◆ **Problem to solve**: Extract every line of the material below and reproduce it faithfully.

◆ **Given data**:
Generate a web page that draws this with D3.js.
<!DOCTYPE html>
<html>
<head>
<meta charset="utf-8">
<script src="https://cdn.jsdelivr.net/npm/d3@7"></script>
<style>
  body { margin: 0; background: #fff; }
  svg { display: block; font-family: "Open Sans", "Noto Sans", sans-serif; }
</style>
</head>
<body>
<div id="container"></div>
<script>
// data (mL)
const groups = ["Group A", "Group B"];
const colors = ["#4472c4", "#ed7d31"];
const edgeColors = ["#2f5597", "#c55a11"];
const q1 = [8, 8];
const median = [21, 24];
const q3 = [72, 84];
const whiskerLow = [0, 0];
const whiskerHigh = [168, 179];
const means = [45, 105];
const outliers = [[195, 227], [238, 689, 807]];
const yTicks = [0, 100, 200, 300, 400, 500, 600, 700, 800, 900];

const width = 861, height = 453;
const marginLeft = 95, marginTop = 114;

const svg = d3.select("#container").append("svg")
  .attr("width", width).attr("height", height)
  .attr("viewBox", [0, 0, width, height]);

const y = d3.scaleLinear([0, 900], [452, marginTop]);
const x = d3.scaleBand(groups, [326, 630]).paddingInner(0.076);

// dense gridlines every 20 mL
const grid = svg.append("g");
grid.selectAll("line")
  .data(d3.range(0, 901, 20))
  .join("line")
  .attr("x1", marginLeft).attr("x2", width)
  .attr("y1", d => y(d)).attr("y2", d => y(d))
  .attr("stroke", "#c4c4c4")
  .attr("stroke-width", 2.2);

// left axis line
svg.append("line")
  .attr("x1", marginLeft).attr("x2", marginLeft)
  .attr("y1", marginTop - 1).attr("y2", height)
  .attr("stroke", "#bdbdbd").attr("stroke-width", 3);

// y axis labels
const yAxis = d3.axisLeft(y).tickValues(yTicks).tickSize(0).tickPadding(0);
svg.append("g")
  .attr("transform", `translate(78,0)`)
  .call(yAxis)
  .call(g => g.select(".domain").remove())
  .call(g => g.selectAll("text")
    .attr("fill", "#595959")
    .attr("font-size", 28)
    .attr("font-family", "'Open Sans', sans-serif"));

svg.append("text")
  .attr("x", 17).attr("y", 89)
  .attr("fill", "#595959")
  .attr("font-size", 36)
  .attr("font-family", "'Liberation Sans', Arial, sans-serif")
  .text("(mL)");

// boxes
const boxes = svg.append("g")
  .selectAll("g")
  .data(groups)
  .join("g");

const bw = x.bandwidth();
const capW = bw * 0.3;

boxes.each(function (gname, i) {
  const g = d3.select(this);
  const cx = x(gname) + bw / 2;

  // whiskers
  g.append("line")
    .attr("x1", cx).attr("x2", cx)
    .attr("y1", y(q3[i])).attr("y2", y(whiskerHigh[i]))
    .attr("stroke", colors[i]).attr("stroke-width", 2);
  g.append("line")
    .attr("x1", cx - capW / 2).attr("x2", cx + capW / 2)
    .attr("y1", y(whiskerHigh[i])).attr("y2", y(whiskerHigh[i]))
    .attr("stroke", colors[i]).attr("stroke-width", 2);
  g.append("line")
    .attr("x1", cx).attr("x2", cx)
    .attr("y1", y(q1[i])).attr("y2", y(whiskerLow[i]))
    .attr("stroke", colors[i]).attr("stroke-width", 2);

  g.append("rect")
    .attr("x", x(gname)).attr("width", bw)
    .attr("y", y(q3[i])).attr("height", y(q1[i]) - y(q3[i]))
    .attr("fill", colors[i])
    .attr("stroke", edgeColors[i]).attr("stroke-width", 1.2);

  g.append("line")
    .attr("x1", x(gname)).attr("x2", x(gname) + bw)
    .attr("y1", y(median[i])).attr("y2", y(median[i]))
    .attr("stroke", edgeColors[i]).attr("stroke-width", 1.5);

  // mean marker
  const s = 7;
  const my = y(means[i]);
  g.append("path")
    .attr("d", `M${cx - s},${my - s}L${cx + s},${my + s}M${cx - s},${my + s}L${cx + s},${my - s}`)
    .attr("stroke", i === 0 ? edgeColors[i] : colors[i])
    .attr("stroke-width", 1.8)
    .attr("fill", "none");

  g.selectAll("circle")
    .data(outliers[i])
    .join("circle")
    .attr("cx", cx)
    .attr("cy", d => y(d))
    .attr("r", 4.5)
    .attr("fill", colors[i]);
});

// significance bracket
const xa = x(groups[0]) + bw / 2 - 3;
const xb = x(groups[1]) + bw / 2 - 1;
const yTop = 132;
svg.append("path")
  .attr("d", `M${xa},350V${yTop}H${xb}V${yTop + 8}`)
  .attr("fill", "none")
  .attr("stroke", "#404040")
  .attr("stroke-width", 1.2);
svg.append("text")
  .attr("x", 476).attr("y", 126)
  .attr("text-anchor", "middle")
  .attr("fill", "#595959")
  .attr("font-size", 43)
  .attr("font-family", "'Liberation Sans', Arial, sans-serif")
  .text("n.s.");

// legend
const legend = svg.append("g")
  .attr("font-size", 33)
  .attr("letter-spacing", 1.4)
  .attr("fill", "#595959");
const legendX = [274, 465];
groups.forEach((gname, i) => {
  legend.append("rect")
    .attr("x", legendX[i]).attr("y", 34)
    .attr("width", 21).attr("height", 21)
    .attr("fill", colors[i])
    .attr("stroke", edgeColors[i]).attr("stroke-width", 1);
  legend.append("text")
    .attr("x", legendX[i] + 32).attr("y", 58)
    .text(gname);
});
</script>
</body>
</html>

◆ **Exercise solution**:
Generate a web page that draws this with D3.js.
<!DOCTYPE html>
<html>
<head>
<meta charset="utf-8">
<script src="https://cdn.jsdelivr.net/npm/d3@7"></script>
<style>
  body { margin: 0; background: #fff; }
  svg { display: block; font-family: "Open Sans", "Noto Sans", sans-serif; }
</style>
</head>
<body>
<div id="container"></div>
<script>
// data (mL)
const groups = ["Group A", "Group B"];
const colors = ["#4472c4", "#ed7d31"];
const edgeColors = ["#2f5597", "#c55a11"];
const q1 = [8, 8];
const median = [21, 24];
const q3 = [72, 84];
const whiskerLow = [0, 0];
const whiskerHigh = [168, 179];
const means = [45, 105];
const outliers = [[195, 227], [238, 689, 807]];
const yTicks = [0, 100, 200, 300, 400, 500, 600, 700, 800, 900];

const width = 861, height = 453;
const marginLeft = 95, marginTop = 114;

const svg = d3.select("#container").append("svg")
  .attr("width", width).attr("height", height)
  .attr("viewBox", [0, 0, width, height]);

const y = d3.scaleLinear([0, 900], [452, marginTop]);
const x = d3.scaleBand(groups, [326, 630]).paddingInner(0.076);

// dense gridlines every 20 mL
const grid = svg.append("g");
grid.selectAll("line")
  .data(d3.range(0, 901, 20))
  .join("line")
  .attr("x1", marginLeft).attr("x2", width)
  .attr("y1", d => y(d)).attr("y2", d => y(d))
  .attr("stroke", "#c4c4c4")
  .attr("stroke-width", 2.2);

// left axis line
svg.append("line")
  .attr("x1", marginLeft).attr("x2", marginLeft)
  .attr("y1", marginTop - 1).attr("y2", height)
  .attr("stroke", "#bdbdbd").attr("stroke-width", 3);

// y axis labels
const yAxis = d3.axisLeft(y).tickValues(yTicks).tickSize(0).tickPadding(0);
svg.append("g")
  .attr("transform", `translate(78,0)`)
  .call(yAxis)
  .call(g => g.select(".domain").remove())
  .call(g => g.selectAll("text")
    .attr("fill", "#595959")
    .attr("font-size", 28)
    .attr("font-family", "'Open Sans', sans-serif"));

svg.append("text")
  .attr("x", 17).attr("y", 89)
  .attr("fill", "#595959")
  .attr("font-size", 36)
  .attr("font-family", "'Liberation Sans', Arial, sans-serif")
  .text("(mL)");

// boxes
const boxes = svg.append("g")
  .selectAll("g")
  .data(groups)
  .join("g");

const bw = x.bandwidth();
const capW = bw * 0.3;

boxes.each(function (gname, i) {
  const g = d3.select(this);
  const cx = x(gname) + bw / 2;

  // whiskers
  g.append("line")
    .attr("x1", cx).attr("x2", cx)
    .attr("y1", y(q3[i])).attr("y2", y(whiskerHigh[i]))
    .attr("stroke", colors[i]).attr("stroke-width", 2);
  g.append("line")
    .attr("x1", cx - capW / 2).attr("x2", cx + capW / 2)
    .attr("y1", y(whiskerHigh[i])).attr("y2", y(whiskerHigh[i]))
    .attr("stroke", colors[i]).attr("stroke-width", 2);
  g.append("line")
    .attr("x1", cx).attr("x2", cx)
    .attr("y1", y(q1[i])).attr("y2", y(whiskerLow[i]))
    .attr("stroke", colors[i]).attr("stroke-width", 2);

  g.append("rect")
    .attr("x", x(gname)).attr("width", bw)
    .attr("y", y(q3[i])).attr("height", y(q1[i]) - y(q3[i]))
    .attr("fill", colors[i])
    .attr("stroke", edgeColors[i]).attr("stroke-width", 1.2);

  g.append("line")
    .attr("x1", x(gname)).attr("x2", x(gname) + bw)
    .attr("y1", y(median[i])).attr("y2", y(median[i]))
    .attr("stroke", edgeColors[i]).attr("stroke-width", 1.5);

  // mean marker
  const s = 7;
  const my = y(means[i]);
  g.append("path")
    .attr("d", `M${cx - s},${my - s}L${cx + s},${my + s}M${cx - s},${my + s}L${cx + s},${my - s}`)
    .attr("stroke", i === 0 ? edgeColors[i] : colors[i])
    .attr("stroke-width", 1.8)
    .attr("fill", "none");

  g.selectAll("circle")
    .data(outliers[i])
    .join("circle")
    .attr("cx", cx)
    .attr("cy", d => y(d))
    .attr("r", 4.5)
    .attr("fill", colors[i]);
});

// significance bracket
const xa = x(groups[0]) + bw / 2 - 3;
const xb = x(groups[1]) + bw / 2 - 1;
const yTop = 132;
svg.append("path")
  .attr("d", `M${xa},350V${yTop}H${xb}V${yTop + 8}`)
  .attr("fill", "none")
  .attr("stroke", "#404040")
  .attr("stroke-width", 1.2);
svg.append("text")
  .attr("x", 476).attr("y", 126)
  .attr("text-anchor", "middle")
  .attr("fill", "#595959")
  .attr("font-size", 43)
  .attr("font-family", "'Liberation Sans', Arial, sans-serif")
  .text("n.s.");

// legend
const legend = svg.append("g")
  .attr("font-size", 33)
  .attr("letter-spacing", 1.4)
  .attr("fill", "#595959");
const legendX = [274, 465];
groups.forEach((gname, i) => {
  legend.append("rect")
    .attr("x", legendX[i]).attr("y", 34)
    .attr("width", 21).attr("height", 21)
    .attr("fill", colors[i])
    .attr("stroke", edgeColors[i]).attr("stroke-width", 1);
  legend.append("text")
    .attr("x", legendX[i] + 32).attr("y", 58)
    .text(gname);
});
</script>
</body>
</html>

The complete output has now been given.